Of those eight sites, Holland and an Arizona facility are the only two solely owned by the company, while the rest are joint ventures with major automakers. The projects represent nearly $27 billion in combined investment between LG Energy Solution and its automaker partners, which include General Motors, Stellantis, Honda and Hyundai.
“As LG Energy Solution continues to expand in North America, the Holland facility is on track to fulfill the role of a control center (i.e. a ‘Mother Factory’), providing operational support and employee education/training to other facilities in the region,” LG Energy Solution Communications Manager Val Gent said via email.
Gent did not respond to additional questions about whether Holland is competing with any other LG Energy Solution sites for a North American headquarters or how many additional jobs it would bring to Holland.

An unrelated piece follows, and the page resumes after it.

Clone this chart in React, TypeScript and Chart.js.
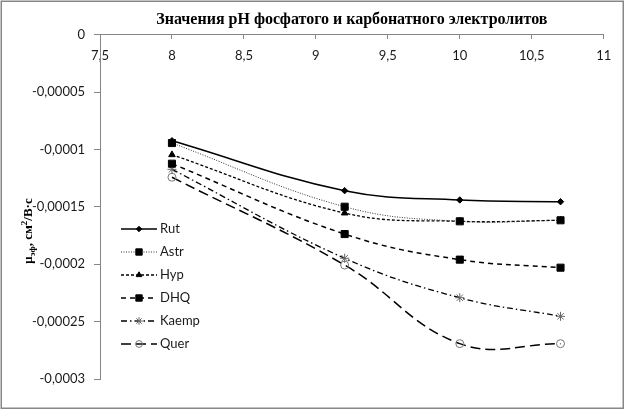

Lakeshore Advantage President Jennifer Owens said the potential for an LG Energy Solution North American headquarters would create major opportunities for the region, and add research and development and “white-collar technical” jobs along with the company’s manufacturing operations.
“LG Chem has exceeded expectations,” Owens said. “They’re hiring well above the average wage and with 100 percent paid health care, so really a great employer of choice. But if we can have some of the more white-collar technical jobs, I think it would make it so it’s a facility that has hundreds of years of staying power.”
LG Energy Solution Michigan built its existing Holland battery plant in 2009. The expansion plans, which were made public in early 2022, call for 13 new buildings next to the existing plant, including a roughly 1 million-square-foot main manufacturing building. The addition is more than five times the amount of the company’s initial $303 million investment in Holland.